Compartmentalized Janus droplets of photoresponsive cholesteric liquid crystals and poly(dimethylsiloxane)-based oligomers†
Abstract
A new kind of Janus droplet containing photoresponsive cholesteric liquid crystals (CLCs) was fabricated for the first time and their formation, compartment structure, mesophase texture and function were thoroughly investigated. In the droplets, the CLC compartments included a typical nematic LC (4′-pentyl-4-biphenylcarbonitrile) doped with an azobenzene-containing chiral dopant, and the other compartments were formed of a poly(dimethylsiloxane)-based oligomer. Janus droplets were fabricated through microphase separation of the incompatible components in chloroform solution dispersed in an aqueous medium, induced by slow evaporation of chloroform.
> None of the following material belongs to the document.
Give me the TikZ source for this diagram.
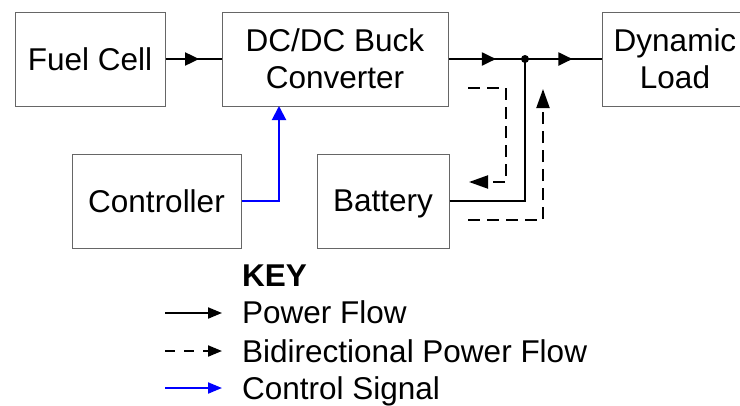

The mesophase structures of the CLC phase in Janus droplets, both suspended in aqueous medium and spreading on substrates, were controlled by the bulk elastic free energy of the CLC phase, surface anchoring and confining geometries. The helix pitch of the cholesteric phase in the droplets was determined by the doping concentration of the chiral dopant. For the suspended Janus droplets with the helix pitch obviously smaller than the droplet sizes, the CLC compartments mainly possessed a bipolar structure instead of the Frank–Pryce structure typically observed on CLC droplets. After the Janus droplets spread on the substrates, the CLC compartments changed to crescent shapes due to the different wettability characteristics of the two compartments, and the formed stable and metastable CLC configurations were distinctively different from those in the suspensions. Interestingly, when the Janus droplets spreading on substrates were irradiated with a laser beam (λ = 488 nm) of low intensity, the directors in the CLC compartments rearranged to form fingerprint structures with minimum total energy.